Source code of charts:
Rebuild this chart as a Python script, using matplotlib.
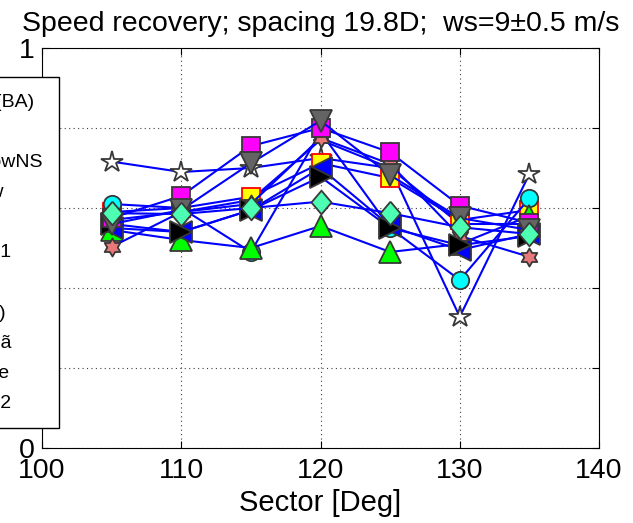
import numpy as np
import matplotlib.pyplot as plt
from matplotlib.path import Path

plt.rcParams['font.family'] = ['Liberation Sans', 'DejaVu Sans']

# wind direction sectors [deg]
sectors = [105, 110, 115, 120, 125, 130, 135]

# series in drawing order (last drawn ends up on top)
labels = ["EllipSys (BA)", "Larsen", "CRES-flowNS", "UPM-flow", "WAsP",
          "ECN-2001", "Park", "FUGA (N)", "Ris\u00f8-Fug\u00e3", "EV-Ainslie",
          "ECN-2002"]

plus_vals    = [0.57, 0.59, 0.62, 0.77, 0.70, 0.56, 0.56]
star_vals    = [0.716, 0.69, 0.70, 0.725, 0.70, 0.328, 0.685]
ysq_vals     = [0.59, 0.60, 0.628, 0.712, 0.675, 0.57, 0.595]
circ_vals    = [0.61, 0.60, 0.49, 0.79, 0.55, 0.42, 0.624]
tup_vals     = [0.545, 0.52, 0.50, 0.555, 0.49, 0.51, 0.58]
hexa_vals    = [0.503, 0.59, 0.61, 0.775, 0.71, 0.53, 0.478]
tleft_vals   = [0.55, 0.54, 0.595, 0.70, 0.555, 0.495, 0.535]
tright_vals  = [0.56, 0.54, 0.595, 0.678, 0.55, 0.507, 0.53]
msq_vals     = [0.575, 0.63, 0.755, 0.80, 0.739, 0.606, 0.563]
tdown_vals   = [0.56, 0.595, 0.712, 0.818, 0.682, 0.575, 0.545]
diam_vals    = [0.587, 0.585, 0.60, 0.616, 0.587, 0.552, 0.535]

diamond = [(0, 1), (0.85, 0), (0, -1), (-0.85, 0), (0, 1)]
hexagram = Path.unit_regular_star(6, 0.58)

edge = '#383838'
styles = [
    (plus_vals,   dict(marker='+', ms=12, mfc='none', mec=edge)),
    (star_vals,   dict(marker='*', ms=16, mfc='white', mec=edge)),
    (ysq_vals,    dict(marker='s', ms=13, mfc='#ffff00', mec='#ff0000')),
    (circ_vals,   dict(marker='o', ms=12.5, mfc='#00ffff', mec=edge)),
    (tup_vals,    dict(marker='^', ms=16.5, mfc='#00ff00', mec=edge)),
    (hexa_vals,   dict(marker=hexagram, ms=13, mfc='#e8787a', mec=edge)),
    (tleft_vals,  dict(marker='<', ms=16.5, mfc='#0000ff', mec=edge)),
    (tright_vals, dict(marker='>', ms=16.5, mfc='#000000', mec=edge)),
    (msq_vals,    dict(marker='s', ms=13, mfc='#ff00ff', mec=edge)),
    (tdown_vals,  dict(marker='v', ms=16.5, mfc='#646464', mec=edge)),
    (diam_vals,   dict(marker=diamond, ms=17, mfc='#4dffb3', mec=edge)),
]

fig = plt.figure(figsize=(6.33, 5.23), dpi=100)
ax = fig.add_axes([42 / 633, 75 / 523, 557 / 633, 400 / 523])

handles = []
for (vals, st), lab in zip(styles, labels):
    h, = ax.plot(sectors, vals, color='#0000ff', lw=1.5, mew=1.3,
                 label=lab, **st)
    handles.append(h)

ax.set_xlim(100, 140)
ax.set_ylim(0, 1)
ax.set_xticks([100, 110, 120, 130, 140])
ax.set_yticks([0, 0.2, 0.4, 0.6, 0.8, 1.0])
ax.set_yticklabels(['0', '', '', '', '', '1'])
ax.tick_params(direction='in', length=5, top=True, right=True,
               labelsize=20.5, width=0.8)
ax.tick_params(axis='x', pad=7)
ax.tick_params(axis='y', pad=5)
ax.grid(True, linestyle=(0, (1, 3)), color='#404040', lw=0.8)
for s in ax.spines.values():
    s.set_linewidth(0.8)

ax.set_title('Speed recovery; spacing 19.8D;  ws=9\u00b10.5 m/s',
             fontsize=20.5, pad=12)
ax.set_xlabel('Sector [Deg]', fontsize=21, labelpad=4)

fig.legend(handles, labels, loc='upper right',
           bbox_to_anchor=(59 / 633, 1 - 77 / 523),
           bbox_transform=fig.transFigure, fontsize=14,
           fancybox=False, edgecolor='black', framealpha=1,
           borderpad=0.85, borderaxespad=0, labelspacing=0.64,
           handlelength=2)

fig.savefig('out.png', dpi=100)
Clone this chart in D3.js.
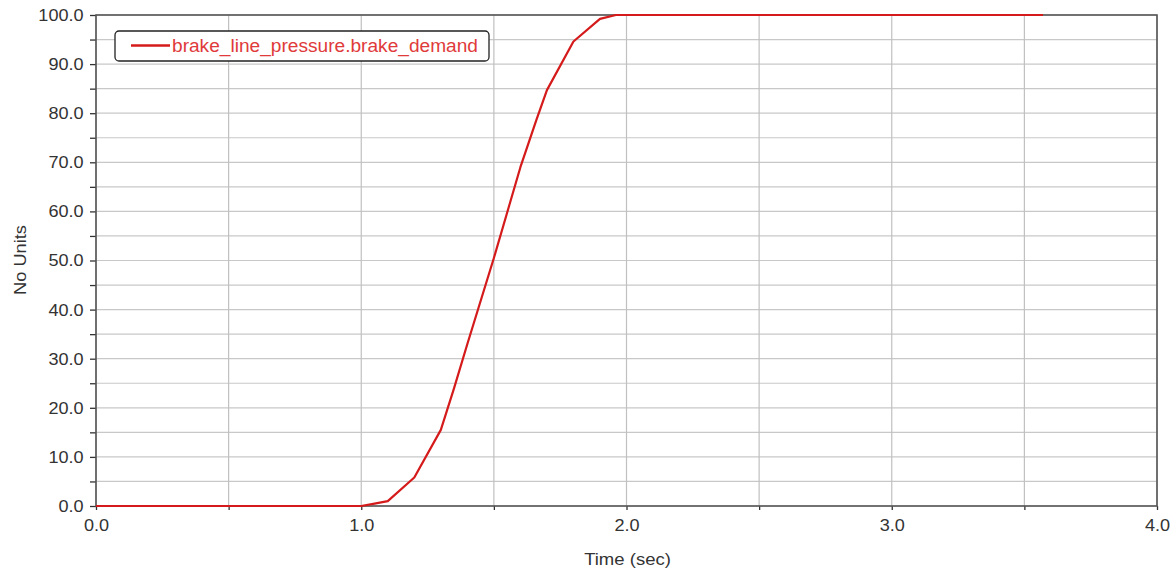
<!DOCTYPE html>
<html>
<head>
<meta charset="utf-8">
<script src="https://cdn.jsdelivr.net/npm/d3@7"></script>
<style>
  html, body { margin: 0; padding: 0; background: #fff; }
  svg { display: block; font-family: "Liberation Sans", Arial, sans-serif; }
</style>
</head>
<body>
<svg id="chart" width="1176" height="568"></svg>
<script>
const seriesName = "brake_line_pressure.brake_demand";
const timeSec = [0, 1.0, 1.05, 1.1, 1.2, 1.3, 1.35, 1.4, 1.5, 1.6, 1.66, 1.7, 1.8, 1.9, 1.96, 2.0, 3.57];
const demand  = [0, 0,   0.5,  1.0, 5.8, 15.5, 24, 33, 50.5, 69, 78.6, 84.7, 94.6, 99.2, 100, 100, 100];
const xTicks = [0, 0.5, 1, 1.5, 2, 2.5, 3, 3.5, 4];
const xLabels = [0, 1, 2, 3, 4];
const yTicks = d3.range(0, 101, 5);
const yLabels = d3.range(0, 101, 10);
const xTitle = "Time (sec)";
const yTitle = "No Units";

const svg = d3.select("#chart");
const L = 96, R = 1157, T = 15, B = 506;
const SX = 1.13;
const x = d3.scaleLinear().domain([0, 4]).range([L, R]);
const y = d3.scaleLinear().domain([0, 100]).range([B, T]);

// grid
svg.append("g").selectAll("line").data(yTicks).join("line")
  .attr("x1", L).attr("x2", R).attr("y1", d => y(d)).attr("y2", d => y(d))
  .attr("stroke", "#c8c8c8").attr("stroke-width", 1.2);
svg.append("g").selectAll("line").data(xTicks).join("line")
  .attr("y1", T).attr("y2", B).attr("x1", d => x(d)).attr("x2", d => x(d))
  .attr("stroke", "#c0c0c0").attr("stroke-width", 1.2);

// axes
const yAxis = d3.axisLeft(y).tickValues(yTicks).tickSize(6)
  .tickFormat(d => yLabels.includes(d) ? d3.format(".1f")(d) : "");
const gy = svg.append("g").attr("transform", `translate(${L},0)`).call(yAxis);
const xAxis = d3.axisBottom(x).tickValues(xTicks).tickSize(4)
  .tickFormat(d => xLabels.includes(d) ? d3.format(".1f")(d) : "");
const gx = svg.append("g").attr("transform", `translate(0,${B})`).call(xAxis);
[gx, gy].forEach(g => {
  g.select(".domain").remove();
  g.selectAll(".tick line").attr("stroke", "#333").attr("stroke-width", 1.3);
  g.selectAll(".tick text").attr("fill", "#333").attr("font-size", 16)
    .attr("font-family", "Liberation Sans, Arial, sans-serif")
    .attr("transform", `scale(${SX},1)`);
});
gx.selectAll(".tick text").attr("y", 14);
gy.selectAll(".tick text").attr("x", -11).attr("dy", "0.34em");

// frame
svg.append("rect").attr("x", L).attr("y", T).attr("width", R - L).attr("height", B - T)
  .attr("fill", "none").attr("stroke", "#555").attr("stroke-width", 1.6);

// line
const line = d3.line().x((d, i) => x(timeSec[i])).y(d => y(d));
svg.append("path").datum(demand).attr("d", line)
  .attr("fill", "none").attr("stroke", "#d41a1a").attr("stroke-width", 2.2)
  .attr("stroke-linejoin", "round");

// legend
const lg = svg.append("g");
lg.append("rect").attr("x", 115).attr("y", 31).attr("width", 374).attr("height", 30)
  .attr("rx", 4).attr("fill", "#fff").attr("stroke", "#222").attr("stroke-width", 1.3);
lg.append("line").attr("x1", 131).attr("x2", 170).attr("y1", 45.5).attr("y2", 45.5)
  .attr("stroke", "#d41a1a").attr("stroke-width", 2.4);
lg.append("text").attr("x", 172).attr("y", 51.5).attr("font-size", 17.5)
  .attr("textLength", 306).attr("lengthAdjust", "spacingAndGlyphs")
  .attr("fill", "#e03a3a").text(seriesName);

// titles
svg.append("text").attr("transform", `translate(${x(2) + 1},565) scale(1.09,1)`)
  .attr("text-anchor", "middle")
  .attr("font-size", 17).attr("fill", "#333").text(xTitle);
svg.append("text").attr("transform", `translate(26,${260}) rotate(-90) scale(1.14,1)`)
  .attr("text-anchor", "middle").attr("font-size", 16).attr("fill", "#333").text(yTitle);
</script>
</body>
</html>
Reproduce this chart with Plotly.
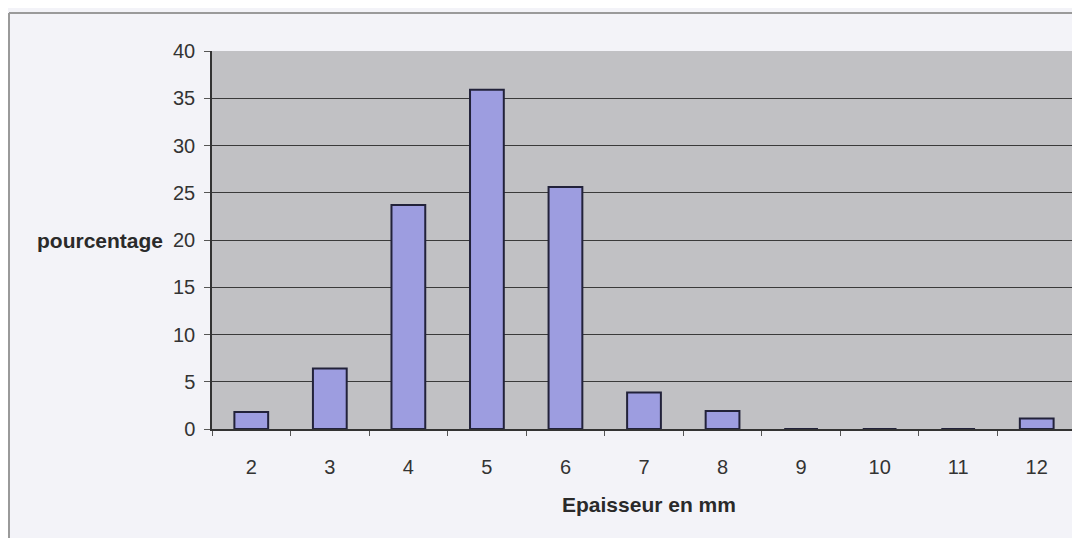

SHORT TASK:
Skip the pictures and restate exactly the lines from the beginning of the listing to the line with "sectors = [105, 110, 115, 120, 125, 130, 135]", that line included.

PROBLEM SOLUTION:
Rebuild this chart as a Python script, using matplotlib.
import numpy as np
import matplotlib.pyplot as plt
from matplotlib.path import Path

plt.rcParams['font.family'] = ['Liberation Sans', 'DejaVu Sans']

# wind direction sectors [deg]
sectors = [105, 110, 115, 120, 125, 130, 135]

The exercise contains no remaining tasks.